The prompt is to evaluate the double integrals using polar system. The given constraints are: $$ \iint_D (x^2 + y^2) \, dx \, dy $$ $$ D = \{(x,y): x \ge 0, y \ge x, x^2 + y^2 \le 2y \}$$
Upon graphing we have a circle placed at the origin of 1 on the y-axis and line cutting through the origin and the circle. According to the constraints the the $\theta$ and $r$ values are $ \{\pi/2 \le \theta \le \pi/4 \}$ and $r$ has been derived as: $$ x^2+y^2-2y \le 0$$ $$r^2 = 2\sin \theta $$ $$ r = 2\sin\theta$$ $$ 0 \le r \le 2\sin\theta$$ The integral we get is $\int_{\pi/4}^{\pi/2} \int_0^{2\sin \theta} (r)^3 \, dr \, d\theta$
After evaluating a couple of steps I get stuck here, $\displaystyle \left. \int_{\pi/4}^{\pi/2} \frac {r^4}4 \right|_0^{2\sin\theta}$
I'm not really sure of the $r$ as well, any help and suggestions? How do I conclude this? I'm kinda new to this, please help.

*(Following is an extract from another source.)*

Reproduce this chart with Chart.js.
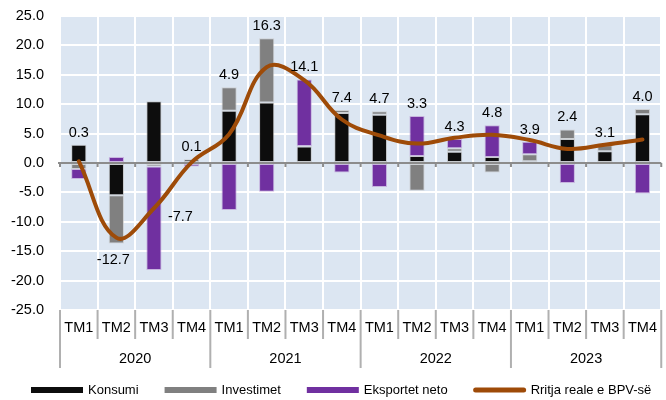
<!DOCTYPE html>
<html>
<head>
<meta charset="utf-8">
<script src="https://cdn.jsdelivr.net/npm/chart.js@4"></script>
<style>
  html, body { margin: 0; padding: 0; background: #fff; }
  #wrap { width: 666px; height: 400px; }
</style>
</head>
<body>
<div id="wrap"><canvas id="chart"></canvas></div>
<script>
"use strict";

const quarterLabels = ["TM1", "TM2", "TM3", "TM4", "TM1", "TM2", "TM3", "TM4",
  "TM1", "TM2", "TM3", "TM4", "TM1", "TM2", "TM3", "TM4"];
const yearLabels = ["2020", "2021", "2022", "2023"];

const konsumi = [3.1, -5.5, 10.5, 0.6, 8.9, 10.3, 2.8, 8.5, 8.2, 1.2, 1.9, 1.0, 0.3, 4.1, 2.0, 8.3];
const investimet = [-1.0, -8.2, -0.6, 0.1, 4.0, 10.9, 0.1, 0.5, 0.6, -4.7, 0.6, -1.6, 1.2, 1.6, 1.0, 0.9];
const eksportet = [-1.7, 1.0, -17.6, -0.6, -8.0, -4.9, 11.3, -1.6, -4.1, 6.8, 1.6, 5.4, 2.1, -3.4, 0.0, -5.2];
const rritja = [0.3, -12.7, -7.7, 0.1, 4.9, 16.3, 14.1, 7.4, 4.7, 3.3, 4.3, 4.8, 3.9, 2.4, 3.1, 4.0];

// where each growth label sits: above the bars, below them, or right of the line
const labelPlace = ["top", "bottom", "right", "top", "top", "top", "top", "top",
  "top", "top", "top", "top", "top", "top", "top", "top"];

const FONT = '"Liberation Sans", Arial, sans-serif';
Chart.defaults.font.family = FONT;
Chart.defaults.color = "#000";

const plotBg = {
  id: "plotBg",
  beforeDraw(chart) {
    const { ctx, chartArea: a } = chart;
    ctx.save();
    ctx.fillStyle = "#dce6f2";
    ctx.fillRect(a.left, a.top, a.right - a.left, a.bottom - a.top);
    ctx.restore();
  },
};

// zero axis with small ticks, drawn just before the growth line
const zeroAxis = {
  id: "zeroAxis",
  beforeDatasetDraw(chart, args) {
    if (args.meta.type !== "line") return;
    const { ctx, scales: { x, y } } = chart;
    const y0 = y.getPixelForValue(0);
    const step = (x.right - x.left) / quarterLabels.length;
    ctx.save();
    ctx.strokeStyle = "#8c8c8c";
    ctx.lineWidth = 2;
    ctx.beginPath();
    ctx.moveTo(x.left - 2, y0);
    ctx.lineTo(x.right, y0);
    for (let i = 0; i <= quarterLabels.length; i++) {
      const px = x.left + i * step;
      ctx.moveTo(px, y0);
      ctx.lineTo(px, y0 + 4);
    }
    ctx.stroke();
    ctx.restore();
  },
};

// separators of the two-level category axis
const catLines = {
  id: "catLines",
  afterDraw(chart) {
    const { ctx, chartArea: a, scales: { x } } = chart;
    const step = (x.right - x.left) / quarterLabels.length;
    ctx.save();
    ctx.strokeStyle = "#b0b0b0";
    ctx.lineWidth = 2;
    ctx.beginPath();
    for (let i = 0; i <= quarterLabels.length; i++) {
      const px = x.left + i * step;
      ctx.moveTo(px, a.bottom);
      ctx.lineTo(px, a.bottom + (i % 4 === 0 ? 58 : 29));
    }
    ctx.stroke();
    ctx.restore();
  },
};

const growthLabels = {
  id: "growthLabels",
  afterDatasetsDraw(chart) {
    const { ctx, scales: { x, y } } = chart;
    const bars = [konsumi, investimet, eksportet];
    ctx.save();
    ctx.font = "14.5px " + FONT;
    ctx.fillStyle = "#000";
    rritja.forEach((v, i) => {
      const px = x.getPixelForValue(i);
      const pos = bars.reduce((s, d) => s + Math.max(0, d[i]), 0);
      const neg = bars.reduce((s, d) => s + Math.min(0, d[i]), 0);
      const txt = v.toFixed(1);
      if (labelPlace[i] === "top") {
        ctx.textAlign = "center";
        ctx.textBaseline = "bottom";
        ctx.fillText(txt, px, y.getPixelForValue(pos) - 5);
      } else if (labelPlace[i] === "bottom") {
        ctx.textAlign = "center";
        ctx.textBaseline = "top";
        ctx.fillText(txt, px - 3, y.getPixelForValue(neg) + 9);
      } else {
        ctx.textAlign = "left";
        ctx.textBaseline = "middle";
        ctx.fillText(txt, px + 14, y.getPixelForValue(v) + 9);
      }
    });
    ctx.restore();
  },
};

// legend row drawn by hand: wide flat keys, Chart.js legend wraps at this width
const bottomLegend = {
  id: "bottomLegend",
  afterDraw(chart) {
    const { ctx } = chart;
    const yMid = chart.height - 10;
    let cx = 31;
    ctx.save();
    ctx.font = "13px " + FONT;
    ctx.textAlign = "left";
    ctx.textBaseline = "middle";
    chart.data.datasets.forEach((ds) => {
      ctx.fillStyle = ds.backgroundColor;
      if (ds.type === "line") {
        ctx.strokeStyle = ds.borderColor;
        ctx.lineWidth = 5;
        ctx.lineCap = "round";
        ctx.beginPath();
        ctx.moveTo(cx + 2, yMid);
        ctx.lineTo(cx + 50, yMid);
        ctx.stroke();
      } else {
        ctx.fillRect(cx, yMid - 3, 52, 6);
      }
      ctx.fillStyle = "#000";
      ctx.fillText(ds.label, cx + 57, yMid);
      cx += 57 + ctx.measureText(ds.label).width + 26;
    });
    ctx.restore();
  },
};

const barStyle = { borderWidth: 1, borderSkipped: false, stack: "bars" };

new Chart(document.getElementById("chart"), {
  type: "bar",
  data: {
    labels: quarterLabels,
    datasets: [
      { label: "Konsumi", data: konsumi, backgroundColor: "#0d0d0d", borderColor: "rgba(190,190,190,0.7)", ...barStyle },
      { label: "Investimet", data: investimet, backgroundColor: "#808080", borderColor: "rgba(200,200,200,0.7)", ...barStyle },
      { label: "Eksportet neto", data: eksportet, backgroundColor: "#7030a0", borderColor: "rgba(190,160,215,0.7)", ...barStyle },
      {
        type: "line",
        label: "Rritja reale e BPV-së",
        data: rritja,
        borderColor: "#9e4b08",
        backgroundColor: "#9e4b08",
        borderWidth: 4,
        borderCapStyle: "round",
        pointRadius: 0,
        tension: 0.4,
        stack: "gdp",
        order: -1,
      },
    ],
  },
  options: {
    responsive: true,
    maintainAspectRatio: false,
    animation: false,
    datasets: { bar: { barPercentage: 0.405, categoryPercentage: 1 } },
    layout: { padding: { top: 16, right: 1, left: 0, bottom: 31 } },
    scales: {
      x: {
        offset: true,
        grid: { offset: true, color: "#ffffff", lineWidth: 2, drawTicks: false },
        border: { display: false },
        ticks: { padding: 9, autoSkip: false, maxRotation: 0, font: { size: 14.5 } },
        afterFit: (s) => { s.height = 29; },
      },
      x2: {
        type: "category",
        position: "bottom",
        labels: yearLabels,
        offset: true,
        grid: { display: false, drawTicks: false },
        border: { display: false },
        ticks: { padding: 11, font: { size: 14.5 } },
        afterFit: (s) => { s.height = 30; },
      },
      y: {
        stacked: true,
        min: -25,
        max: 25,
        ticks: { stepSize: 5, padding: 16, font: { size: 14.5 }, callback: (v) => Number(v).toFixed(1) },
        grid: {
          color: (c) => (c.tick && c.tick.value === 0 ? "rgba(0,0,0,0)" : "#ffffff"),
          lineWidth: 2,
          drawTicks: false,
        },
        border: { display: false },
        afterFit: (s) => {
          s.width = 60;
          s.paddingTop = 0;
          s.paddingBottom = 0;
        },
      },
    },
    plugins: {
      tooltip: { enabled: false },
      legend: { display: false },
    },
  },
  plugins: [plotBg, zeroAxis, catLines, growthLabels, bottomLegend],
});
</script>
</body>
</html>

The double integral set up should be: $$ \int_{\pi/4}^{\pi/2} \int_0^{2\sin \theta} r^3 \, dr \, d\theta= \int_{\pi/4}^{\pi/2} 4\sin^4\theta d\theta= \frac 1 4 \int_{\pi/4}^{\pi/2} (1-\cos(2\theta))^2 \, d\theta=\cdots.$$ Also use $\cos^2(2\theta) = \dfrac{1+\cos(4\theta)}{2}$ in expanding the integrand above.